Environments and Exploratory Pattern Orientation
Concise comparison across society, education, and family that contrasts identity‑bound structures with open, exploratory systems and examines their cognitive effects.
1. Societal Frame
Identity‑Bound Societies
- Core rule: Belonging hinges on ideological purity or lineage.
- Signals sent: “We know who we are by rejecting them.” Rhetoric prizes loyalty oaths over truth‑seeking.
- Cognitive result: Protective thinking dominates; dissent feels treasonous, innovation is suspect.
Open Societies
- Core rule: Membership is negotiable and identity is porous.
- Signals sent: Diversity of viewpoint is civic capital; rules are revisable.
- Cognitive result: Exploratory thinking becomes a public good; critique is framed as contribution.
2. Educational Frame
Rigid Curriculum Schools
- Mantra: “Master the canon, reproduce it on command.”

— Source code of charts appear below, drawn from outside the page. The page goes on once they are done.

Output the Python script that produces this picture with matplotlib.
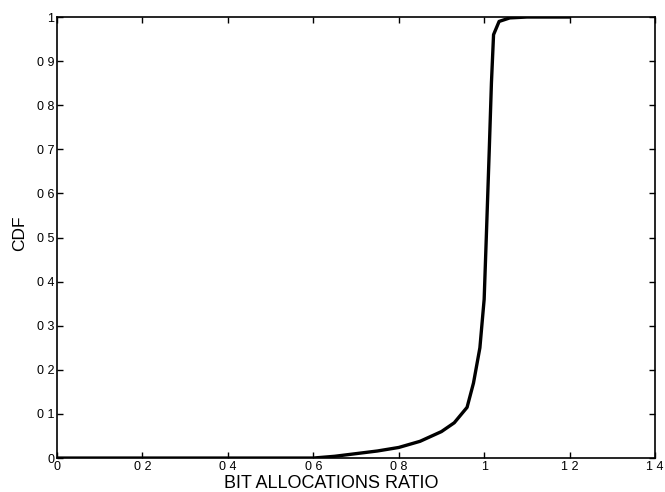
import matplotlib
matplotlib.use('Agg')
import matplotlib.pyplot as plt

# CDF of bit allocations ratio
ratio = [0.0, 0.6, 0.65, 0.7, 0.75, 0.8, 0.85, 0.9, 0.93, 0.96, 0.975, 0.99,
         1.0, 1.005, 1.012, 1.017, 1.022, 1.035, 1.06, 1.1, 1.2]
cdf = [0.0, 0.0, 0.004, 0.01, 0.016, 0.024, 0.038, 0.06, 0.08, 0.115, 0.17, 0.25,
       0.36, 0.5, 0.7, 0.85, 0.96, 0.99, 0.998, 1.0, 1.0]

xticks = [0, 0.2, 0.4, 0.6, 0.8, 1.0, 1.2, 1.4]
xtick_labels = ['0', '0 2', '0 4', '0 6', '0 8', '1', '1 2', '1 4']
yticks = [0, 0.1, 0.2, 0.3, 0.4, 0.5, 0.6, 0.7, 0.8, 0.9, 1.0]
ytick_labels = ['0', '0 1', '0 2', '0 3', '0 4', '0 5', '0 6', '0 7', '0 8', '0 9', '1']

plt.rcParams['font.family'] = ['Liberation Sans', 'DejaVu Sans']

fig = plt.figure(figsize=(6.65, 4.92), dpi=100)
ax = fig.add_axes([0.0857, 0.069, 0.8993, 0.8964])

ax.plot(ratio, cdf, color='black', linewidth=2.4, solid_capstyle='round')

ax.set_xlim(0, 1.4)
ax.set_ylim(0, 1)
ax.set_xticks(xticks)
ax.set_xticklabels(xtick_labels, fontsize=9)
ax.set_yticks(yticks)
ax.set_yticklabels(ytick_labels, fontsize=9)
ax.tick_params(direction='in', length=4, width=1, top=True, right=True, pad=2)
for s in ax.spines.values():
    s.set_linewidth(1.2)

# labels are off-centre in the scan, so place them by hand
ax.set_xlabel('BIT ALLOCATIONS RATIO', fontsize=13, va='top')
ax.xaxis.set_label_coords(0.458, -0.038)
ax.set_ylabel('CDF', fontsize=12.5, va='center')
ax.yaxis.set_label_coords(-0.062, 0.51)

fig.savefig('out.png', dpi=100)
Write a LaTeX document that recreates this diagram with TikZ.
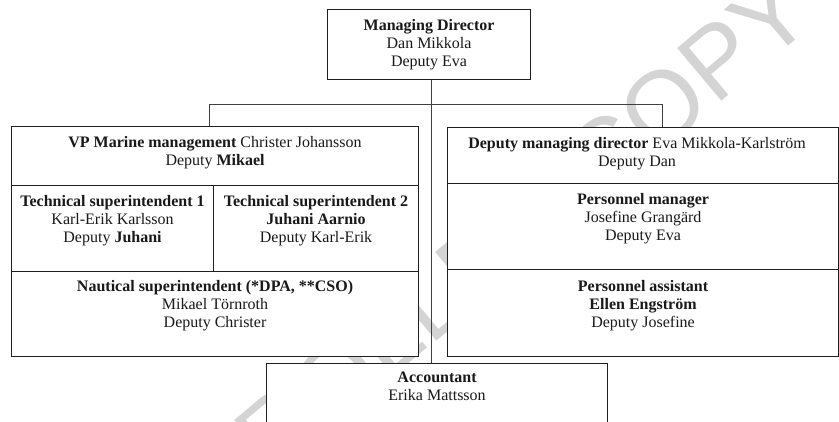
\documentclass[tikz,border=0pt]{standalone}
\usepackage{fontspec}
\setmainfont{Liberation Serif}
\newfontfamily\wmfont{Liberation Sans}
\newcommand\fnt{\fontsize{16}{18}\selectfont}
\begin{document}
\begin{tikzpicture}[x=1pt,y=-1pt,
  box/.style={draw=black!88, line width=1.1pt, fill=white, inner sep=0pt, anchor=north west},
  lbl/.style={anchor=north, align=center, inner sep=0pt, font=\fnt, text=black!90},
  conn/.style={draw=black!75, line width=1pt},
  wm/.style={font=\wmfont\fontsize{100}{100}\selectfont, text=black!17, inner sep=0pt}]
\useasboundingbox (0,0) rectangle (839,421);
% watermark
\node[wm, rotate=40, anchor=base east] (wmk) at (818,21) {UNCONTROLLED COPY};
% boxes
\node[box, minimum width=203pt, minimum height=70pt] (md) at (327,9) {};
\node[box, minimum width=407pt, minimum height=59pt] (vp) at (11,126) {};
\node[box, minimum width=202pt, minimum height=86pt] (ts1) at (11,185) {};
\node[box, minimum width=205pt, minimum height=86pt] (ts2) at (213,185) {};
\node[box, minimum width=407pt, minimum height=85pt] (naut) at (11,271) {};
\node[box, minimum width=391pt, minimum height=56pt] (dmd) at (447,127) {};
\node[box, minimum width=391pt, minimum height=86pt] (pm) at (447,183) {};
\node[box, minimum width=391pt, minimum height=87pt] (pa) at (447,269) {};
\node[box, minimum width=341pt, minimum height=80pt] (acc) at (266,363) {};
% connectors
\coordinate (spine) at (431,0);
\coordinate (lb) at (209,104);
\coordinate (rb) at (662,104);
\draw[conn] (spine |- md.south) -- (spine |- acc.north);
\draw[conn] (lb |- vp.north) -- (lb) -- (rb) -- (rb |- dmd.north);
% labels
\node[lbl] (mdt) at ([yshift=-10pt]md.north) {\textbf{Managing Director}\\Dan Mikkola\\Deputy Eva};
\node[lbl] (vpt) at ([yshift=-10pt]vp.north) {\textbf{VP Marine management} Christer Johansson\\Deputy \textbf{Mikael}};
\node[lbl] (ts1t) at ([yshift=-10pt]ts1.north) {\textbf{Technical superintendent 1}\\Karl-Erik Karlsson\\Deputy \textbf{Juhani}};
\node[lbl] (ts2t) at ([yshift=-10pt]ts2.north) {\textbf{Technical superintendent 2}\\\textbf{Juhani Aarnio}\\Deputy Karl-Erik};
\node[lbl] (nautt) at ([yshift=-9pt]naut.north) {\textbf{Nautical superintendent (*DPA, **CSO)}\\Mikael Törnroth\\Deputy Christer};
\node[lbl] (dmdt) at ([xshift=-6pt,yshift=-10pt]dmd.north) {\textbf{Deputy managing director} Eva Mikkola-Karlström\\Deputy Dan};
\node[lbl] (pmt) at ([yshift=-10pt]pm.north) {\textbf{Personnel manager}\\Josefine Grangärd\\Deputy Eva};
\node[lbl] (pat) at ([yshift=-11pt]pa.north) {\textbf{Personnel assistant}\\\textbf{Ellen Engström}\\Deputy Josefine};
\node[lbl] (acct) at ([yshift=-9pt]acc.north) {\textbf{Accountant}\\Erika Mattsson};
\end{tikzpicture}
\end{document}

- Teacher stance: Explainer → Examiner → Enforcer.
- Student adaptation: Optimize for recall, defer interpretation, guard against failure.
Exploration‑Guided Schools
- Mantra: “Follow the question wherever it leads.”

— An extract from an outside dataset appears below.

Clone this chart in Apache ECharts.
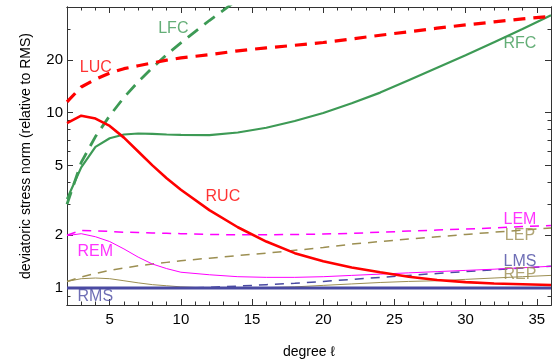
<!DOCTYPE html>
<html>
<head>
<meta charset="utf-8">
<script src="https://cdn.jsdelivr.net/npm/echarts@6/dist/echarts.min.js"></script>
<style>
  html, body { margin: 0; padding: 0; background: #fff; }
  #chart { width: 552px; height: 364px; }
</style>
</head>
<body>
<div id="chart"></div>
<script>
// degree values shared by every series
const degrees = [2, 3, 4, 5, 6, 7, 8, 9, 10, 12, 14, 16, 18, 20, 22, 24, 26, 28, 30, 32, 34, 36];

// stress norms relative to RMS
const luc = [11.5, 14.0, 15.5, 16.8, 17.8, 18.5, 19.2, 19.9, 20.5, 21.4, 22.5, 23.4, 24.2, 25.1, 26.3, 27.6, 28.9, 30.3, 31.6, 32.9, 34.2, 35.4];
const ruc = [8.7, 9.6, 9.25, 8.4, 7.2, 6.0, 5.0, 4.22, 3.63, 2.78, 2.22, 1.84, 1.58, 1.42, 1.31, 1.23, 1.16, 1.11, 1.08, 1.06, 1.05, 1.04];
const lfc = [3.0, 5.2, 7.3, 9.6, 12.2, 15.0, 18.0, 21.4, 25.0, 33.5, 44.0];
const rfc = [3.22, 4.87, 6.38, 7.14, 7.5, 7.6, 7.57, 7.5, 7.46, 7.44, 7.7, 8.2, 8.95, 9.95, 11.3, 13.0, 15.3, 18.0, 21.2, 25.2, 30.0, 35.9];
const lem = [2.0, 2.13, 2.12, 2.1, 2.08, 2.07, 2.06, 2.05, 2.04, 2.02, 2.01, 2.01, 2.02, 2.03, 2.05, 2.08, 2.11, 2.14, 2.17, 2.2, 2.24, 2.27];
const rem = [1.99, 2.04, 1.96, 1.84, 1.67, 1.5, 1.37, 1.29, 1.23, 1.19, 1.16, 1.15, 1.15, 1.16, 1.18, 1.2, 1.22, 1.24, 1.26, 1.28, 1.305, 1.33];
const lep = [1.09, 1.155, 1.21, 1.26, 1.3, 1.34, 1.37, 1.4, 1.43, 1.48, 1.53, 1.58, 1.64, 1.7, 1.78, 1.84, 1.9, 1.96, 2.02, 2.08, 2.14, 2.2];
const rep = [1.09, 1.13, 1.14, 1.13, 1.1, 1.07, 1.045, 1.03, 1.015, 1.0, 1.0, 1.005, 1.015, 1.035, 1.055, 1.075, 1.09, 1.1, 1.12, 1.14, 1.16, 1.18];
const lms = [1.0, 1.0, 1.0, 1.0, 1.0, 1.0, 1.0, 1.0, 1.0, 1.01, 1.025, 1.045, 1.065, 1.09, 1.12, 1.15, 1.18, 1.21, 1.24, 1.27, 1.3, 1.33];
const rms = [1, 1, 1, 1, 1, 1, 1, 1, 1, 1, 1, 1, 1, 1, 1, 1, 1, 1, 1, 1, 1, 1];

// curve labels: name, degree, value
const labelNames = ['LFC', 'LUC', 'RFC', 'RUC', 'LEM', 'LEP', 'LMS', 'REP', 'REM', 'RMS'];
const labelDegrees = [9.47, 4.02, 33.82, 12.95, 33.82, 33.82, 33.82, 33.82, 3.99, 3.99];
const labelValues = [30.1, 18.1, 24.6, 3.33, 2.45, 1.99, 1.42, 1.2, 1.62, 0.889];

// axis ticks
const xMajorTicks = [5, 10, 15, 20, 25, 30, 35];
const xMinorTicks = [3, 4, 6, 7, 8, 9, 11, 12, 13, 14, 16, 17, 18, 19, 21, 22, 23, 24, 26, 27, 28, 29, 31, 32, 33, 34];
const yMajorTicks = [1, 2, 5, 10, 20];
const yMinorTicks = [0.9, 3, 4, 6, 7, 8, 9, 30, 40];

const RED = '#ff0000';
const GREEN = '#3d9a55';
const MAGENTA = '#ff00ff';
const OLIVE = '#9c8f52';
const BLUE = '#4a4aa2';
const FRAME = '#333333';
const FONT = '"Liberation Sans", Arial, sans-serif';

const labelColors = {
  LFC: GREEN, LUC: RED, RFC: GREEN, RUC: RED, LEM: MAGENTA,
  LEP: OLIVE, LMS: BLUE, REP: OLIVE, REM: MAGENTA, RMS: BLUE
};

const pairs = (values) => values.map((v, i) => [degrees[i], v]);

const lineSeries = (name, values, color, width, dashed, z) => ({
  name,
  type: 'line',
  data: pairs(values),
  showSymbol: false,
  smooth: false,
  clip: true,
  z,
  lineStyle: {
    color,
    width,
    type: dashed ? dashed : 'solid',
    cap: 'butt'
  }
});

const xAxisDef = (position, ticks, len, labels) => ({
  type: 'value',
  position,
  min: 2,
  max: 36,
  axisLine: { show: true, onZero: false, lineStyle: { color: FRAME, width: 1 } },
  axisTick: { show: true, inside: true, length: len, customValues: ticks, lineStyle: { color: FRAME } },
  axisLabel: labels
    ? { show: true, customValues: ticks, color: '#000', fontSize: 15, fontFamily: FONT, margin: 7 }
    : { show: false },
  splitLine: { show: false }
});

const yAxisDef = (position, ticks, len, labels) => ({
  type: 'log',
  logBase: 10,
  position,
  min: 0.8,
  max: 40,
  axisLine: { show: true, onZero: false, lineStyle: { color: FRAME, width: 1 } },
  axisTick: { show: true, inside: true, length: len, customValues: ticks, lineStyle: { color: FRAME } },
  axisLabel: labels
    ? { show: true, customValues: ticks, color: '#000', fontSize: 15, fontFamily: FONT, margin: 4 }
    : { show: false },
  splitLine: { show: false },
  minorSplitLine: { show: false }
});

const chart = echarts.init(document.getElementById('chart'), null, { renderer: 'canvas' });

const xMain = xAxisDef('bottom', xMajorTicks, 6, true);
xMain.name = 'degree \u2113';
xMain.nameLocation = 'middle';
xMain.nameGap = 40;
xMain.nameTextStyle = { color: '#000', fontSize: 14, fontFamily: FONT };

const yMain = yAxisDef('left', yMajorTicks, 6, true);
yMain.name = 'deviatoric stress norm (relative to RMS)';
yMain.nameLocation = 'middle';
yMain.nameRotate = 90;
yMain.nameGap = 34;
yMain.nameTextStyle = { color: '#000', fontSize: 14, fontFamily: FONT };

chart.setOption({
  animation: false,
  backgroundColor: '#fff',
  grid: { left: 67, right: 1, top: 7, bottom: 58, containLabel: false },
  xAxis: [
    xMain,
    xAxisDef('bottom', xMinorTicks, 3.5, false),
    xAxisDef('top', xMajorTicks, 6, false),
    xAxisDef('top', xMinorTicks, 3.5, false)
  ],
  yAxis: [
    yMain,
    yAxisDef('left', yMinorTicks, 3.5, false),
    yAxisDef('right', yMajorTicks, 6, false),
    yAxisDef('right', yMinorTicks, 3.5, false)
  ],
  series: [
    lineSeries('REP', rep, OLIVE, 1, false, 2),
    lineSeries('LEP', lep, OLIVE, 1.5, [9, 7], 2),
    lineSeries('LMS', lms, BLUE, 1.5, [9, 7], 2),
    lineSeries('REM', rem, MAGENTA, 1, false, 2),
    lineSeries('LEM', lem, MAGENTA, 1.5, [9, 7], 2),
    lineSeries('RMS', rms, BLUE, 3, false, 3),
    lineSeries('RFC', rfc, GREEN, 2.2, false, 3),
    lineSeries('LFC', lfc, GREEN, 2.8, [13, 8], 3),
    lineSeries('RUC', ruc, RED, 2.6, false, 4),
    lineSeries('LUC', luc, RED, 3.2, [12, 8], 4),
    {
      name: 'labels',
      type: 'scatter',
      symbolSize: 0,
      z: 6,
      data: labelNames.map((n, i) => ({
        name: n,
        value: [labelDegrees[i], labelValues[i]],
        label: { color: labelColors[n] }
      })),
      label: {
        show: true,
        position: 'inside',
        formatter: (p) => p.name,
        fontSize: 16,
        fontFamily: FONT
      }
    }
  ]
});
</script>
</body>
</html>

- Teacher stance: Co‑investigator → Guide → Feedback mirror.
- Student adaptation: Prototype ideas, seek anomalies, own the learning path.
3. Family Frame
Authoritarian Families
- Signature phrase: “Because I said so.”
- Rules: Compliance over dialogue; emotions managed via authority.
- Long‑term effect: Children perfect power‑reading skills and defensive argumentation; curiosity becomes risk.
Supportive / Open Families
- Signature phrase: “Let’s figure it out together.”
- Rules: Explanations offered, feelings named, autonomy scaffolded.
- Long‑term effect: Children internalize metacognition and self‑trust; switching between protective and exploratory modes becomes fluid.
Conclusion
Across scales, the governing signal is the same: What happens when I question the script? Where the cost is exile or punishment, minds armor up. Where inquiry earns respect—and errors become data—minds roam, revise, and integrate. Open systems therefore out‑evolve closed ones, not by erasing identity but by letting it stretch and recombine.